■ **DESCRIPTION OF THE TASK**
Everything in the listing except the pictures should be written out exactly.
## BEGIN DATASET EXTRACT
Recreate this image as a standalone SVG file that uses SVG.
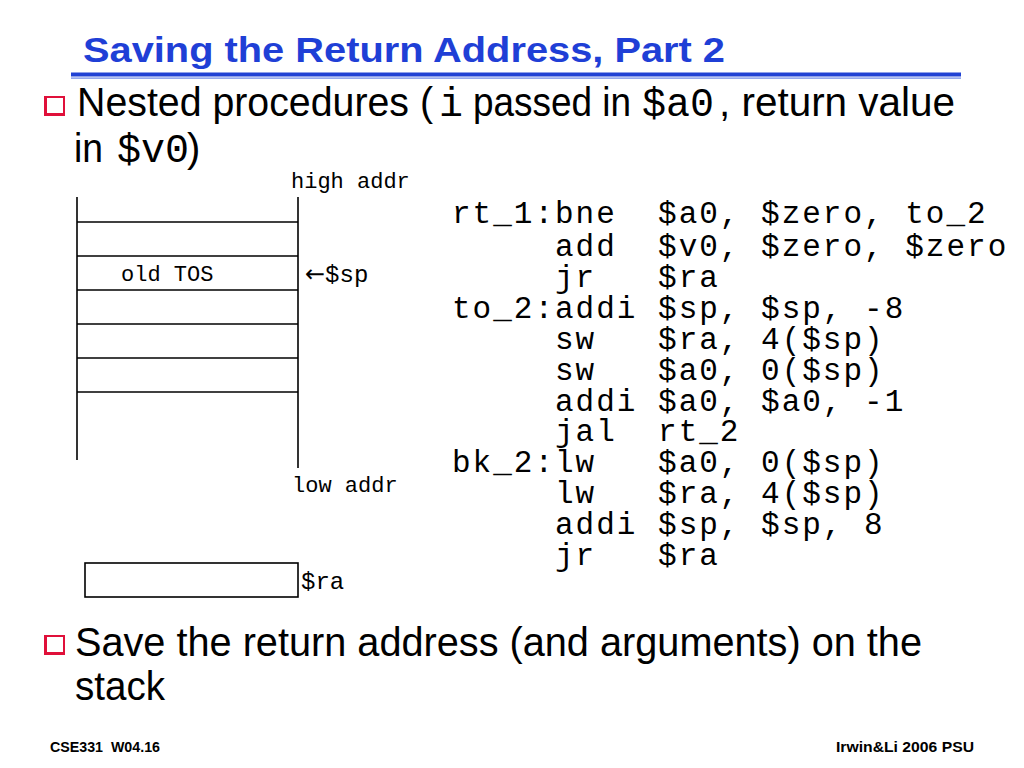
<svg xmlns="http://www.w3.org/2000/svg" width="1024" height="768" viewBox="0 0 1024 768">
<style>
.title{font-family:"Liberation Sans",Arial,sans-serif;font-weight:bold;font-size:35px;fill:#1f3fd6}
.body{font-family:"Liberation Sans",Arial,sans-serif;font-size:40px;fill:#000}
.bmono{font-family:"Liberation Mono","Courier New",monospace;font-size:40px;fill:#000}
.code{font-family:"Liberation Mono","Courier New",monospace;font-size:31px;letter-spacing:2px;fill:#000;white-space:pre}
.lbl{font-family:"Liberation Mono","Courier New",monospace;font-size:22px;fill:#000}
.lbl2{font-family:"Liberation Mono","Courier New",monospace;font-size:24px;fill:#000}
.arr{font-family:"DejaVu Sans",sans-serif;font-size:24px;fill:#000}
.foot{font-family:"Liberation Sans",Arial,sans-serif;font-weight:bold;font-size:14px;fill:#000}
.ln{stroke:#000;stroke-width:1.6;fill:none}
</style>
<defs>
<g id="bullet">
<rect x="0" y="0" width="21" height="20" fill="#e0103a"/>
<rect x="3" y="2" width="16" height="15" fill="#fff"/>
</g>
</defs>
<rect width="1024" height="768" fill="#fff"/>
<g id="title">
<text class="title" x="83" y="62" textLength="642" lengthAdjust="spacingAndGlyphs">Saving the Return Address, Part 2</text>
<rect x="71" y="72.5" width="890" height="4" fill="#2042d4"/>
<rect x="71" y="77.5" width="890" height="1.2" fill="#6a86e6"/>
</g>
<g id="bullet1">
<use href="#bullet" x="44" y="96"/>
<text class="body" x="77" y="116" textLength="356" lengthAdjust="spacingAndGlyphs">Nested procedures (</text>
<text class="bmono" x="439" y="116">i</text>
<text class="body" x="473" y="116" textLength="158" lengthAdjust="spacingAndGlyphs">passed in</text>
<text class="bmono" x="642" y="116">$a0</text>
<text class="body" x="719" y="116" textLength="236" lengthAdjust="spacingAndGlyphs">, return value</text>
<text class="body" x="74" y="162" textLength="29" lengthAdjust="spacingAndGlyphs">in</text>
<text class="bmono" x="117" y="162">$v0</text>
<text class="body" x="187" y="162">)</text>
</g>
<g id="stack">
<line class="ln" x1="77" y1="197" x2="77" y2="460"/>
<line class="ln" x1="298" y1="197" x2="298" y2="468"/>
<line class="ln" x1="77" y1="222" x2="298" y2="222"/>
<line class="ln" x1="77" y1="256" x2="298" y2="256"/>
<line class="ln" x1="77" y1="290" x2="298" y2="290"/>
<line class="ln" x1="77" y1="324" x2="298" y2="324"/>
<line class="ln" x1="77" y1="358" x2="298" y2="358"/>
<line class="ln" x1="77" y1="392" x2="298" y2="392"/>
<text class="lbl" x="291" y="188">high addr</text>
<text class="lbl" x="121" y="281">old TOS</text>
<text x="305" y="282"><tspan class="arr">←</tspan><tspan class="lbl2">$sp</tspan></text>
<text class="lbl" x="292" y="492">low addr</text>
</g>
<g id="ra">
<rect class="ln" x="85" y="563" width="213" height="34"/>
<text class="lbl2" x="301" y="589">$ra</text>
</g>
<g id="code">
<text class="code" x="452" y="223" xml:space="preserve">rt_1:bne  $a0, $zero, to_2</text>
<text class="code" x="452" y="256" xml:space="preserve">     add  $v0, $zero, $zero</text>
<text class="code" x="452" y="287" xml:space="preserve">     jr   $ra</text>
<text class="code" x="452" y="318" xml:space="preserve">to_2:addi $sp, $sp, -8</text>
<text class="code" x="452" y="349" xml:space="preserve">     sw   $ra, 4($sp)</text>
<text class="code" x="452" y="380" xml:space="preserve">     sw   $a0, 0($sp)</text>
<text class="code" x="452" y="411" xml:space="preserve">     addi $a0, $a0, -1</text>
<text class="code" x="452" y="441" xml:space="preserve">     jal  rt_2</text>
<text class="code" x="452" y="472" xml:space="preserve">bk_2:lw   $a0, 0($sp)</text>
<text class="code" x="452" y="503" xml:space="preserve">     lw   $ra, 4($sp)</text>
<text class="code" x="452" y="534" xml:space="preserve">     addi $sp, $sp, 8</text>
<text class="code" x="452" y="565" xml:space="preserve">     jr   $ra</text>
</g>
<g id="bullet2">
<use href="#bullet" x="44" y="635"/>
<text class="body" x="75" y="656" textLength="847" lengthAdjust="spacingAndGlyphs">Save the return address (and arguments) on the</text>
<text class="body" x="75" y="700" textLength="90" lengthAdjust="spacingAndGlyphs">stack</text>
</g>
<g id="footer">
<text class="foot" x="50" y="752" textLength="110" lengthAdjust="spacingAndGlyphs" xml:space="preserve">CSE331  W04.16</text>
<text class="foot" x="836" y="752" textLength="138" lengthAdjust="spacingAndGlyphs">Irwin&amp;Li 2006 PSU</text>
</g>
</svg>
## END DATASET EXTRACT
■ **EXERCISE RESULT**
Recreate this image as a standalone SVG file that uses SVG.
<svg xmlns="http://www.w3.org/2000/svg" width="1024" height="768" viewBox="0 0 1024 768">
<style>
.title{font-family:"Liberation Sans",Arial,sans-serif;font-weight:bold;font-size:35px;fill:#1f3fd6}
.body{font-family:"Liberation Sans",Arial,sans-serif;font-size:40px;fill:#000}
.bmono{font-family:"Liberation Mono","Courier New",monospace;font-size:40px;fill:#000}
.code{font-family:"Liberation Mono","Courier New",monospace;font-size:31px;letter-spacing:2px;fill:#000;white-space:pre}
.lbl{font-family:"Liberation Mono","Courier New",monospace;font-size:22px;fill:#000}
.lbl2{font-family:"Liberation Mono","Courier New",monospace;font-size:24px;fill:#000}
.arr{font-family:"DejaVu Sans",sans-serif;font-size:24px;fill:#000}
.foot{font-family:"Liberation Sans",Arial,sans-serif;font-weight:bold;font-size:14px;fill:#000}
.ln{stroke:#000;stroke-width:1.6;fill:none}
</style>
<defs>
<g id="bullet">
<rect x="0" y="0" width="21" height="20" fill="#e0103a"/>
<rect x="3" y="2" width="16" height="15" fill="#fff"/>
</g>
</defs>
<rect width="1024" height="768" fill="#fff"/>
<g id="title">
<text class="title" x="83" y="62" textLength="642" lengthAdjust="spacingAndGlyphs">Saving the Return Address, Part 2</text>
<rect x="71" y="72.5" width="890" height="4" fill="#2042d4"/>
<rect x="71" y="77.5" width="890" height="1.2" fill="#6a86e6"/>
</g>
<g id="bullet1">
<use href="#bullet" x="44" y="96"/>
<text class="body" x="77" y="116" textLength="356" lengthAdjust="spacingAndGlyphs">Nested procedures (</text>
<text class="bmono" x="439" y="116">i</text>
<text class="body" x="473" y="116" textLength="158" lengthAdjust="spacingAndGlyphs">passed in</text>
<text class="bmono" x="642" y="116">$a0</text>
<text class="body" x="719" y="116" textLength="236" lengthAdjust="spacingAndGlyphs">, return value</text>
<text class="body" x="74" y="162" textLength="29" lengthAdjust="spacingAndGlyphs">in</text>
<text class="bmono" x="117" y="162">$v0</text>
<text class="body" x="187" y="162">)</text>
</g>
<g id="stack">
<line class="ln" x1="77" y1="197" x2="77" y2="460"/>
<line class="ln" x1="298" y1="197" x2="298" y2="468"/>
<line class="ln" x1="77" y1="222" x2="298" y2="222"/>
<line class="ln" x1="77" y1="256" x2="298" y2="256"/>
<line class="ln" x1="77" y1="290" x2="298" y2="290"/>
<line class="ln" x1="77" y1="324" x2="298" y2="324"/>
<line class="ln" x1="77" y1="358" x2="298" y2="358"/>
<line class="ln" x1="77" y1="392" x2="298" y2="392"/>
<text class="lbl" x="291" y="188">high addr</text>
<text class="lbl" x="121" y="281">old TOS</text>
<text x="305" y="282"><tspan class="arr">←</tspan><tspan class="lbl2">$sp</tspan></text>
<text class="lbl" x="292" y="492">low addr</text>
</g>
<g id="ra">
<rect class="ln" x="85" y="563" width="213" height="34"/>
<text class="lbl2" x="301" y="589">$ra</text>
</g>
<g id="code">
<text class="code" x="452" y="223" xml:space="preserve">rt_1:bne  $a0, $zero, to_2</text>
<text class="code" x="452" y="256" xml:space="preserve">     add  $v0, $zero, $zero</text>
<text class="code" x="452" y="287" xml:space="preserve">     jr   $ra</text>
<text class="code" x="452" y="318" xml:space="preserve">to_2:addi $sp, $sp, -8</text>
<text class="code" x="452" y="349" xml:space="preserve">     sw   $ra, 4($sp)</text>
<text class="code" x="452" y="380" xml:space="preserve">     sw   $a0, 0($sp)</text>
<text class="code" x="452" y="411" xml:space="preserve">     addi $a0, $a0, -1</text>
<text class="code" x="452" y="441" xml:space="preserve">     jal  rt_2</text>
<text class="code" x="452" y="472" xml:space="preserve">bk_2:lw   $a0, 0($sp)</text>
<text class="code" x="452" y="503" xml:space="preserve">     lw   $ra, 4($sp)</text>
<text class="code" x="452" y="534" xml:space="preserve">     addi $sp, $sp, 8</text>
<text class="code" x="452" y="565" xml:space="preserve">     jr   $ra</text>
</g>
<g id="bullet2">
<use href="#bullet" x="44" y="635"/>
<text class="body" x="75" y="656" textLength="847" lengthAdjust="spacingAndGlyphs">Save the return address (and arguments) on the</text>
<text class="body" x="75" y="700" textLength="90" lengthAdjust="spacingAndGlyphs">stack</text>
</g>
<g id="footer">
<text class="foot" x="50" y="752" textLength="110" lengthAdjust="spacingAndGlyphs" xml:space="preserve">CSE331  W04.16</text>
<text class="foot" x="836" y="752" textLength="138" lengthAdjust="spacingAndGlyphs">Irwin&amp;Li 2006 PSU</text>
</g>
</svg>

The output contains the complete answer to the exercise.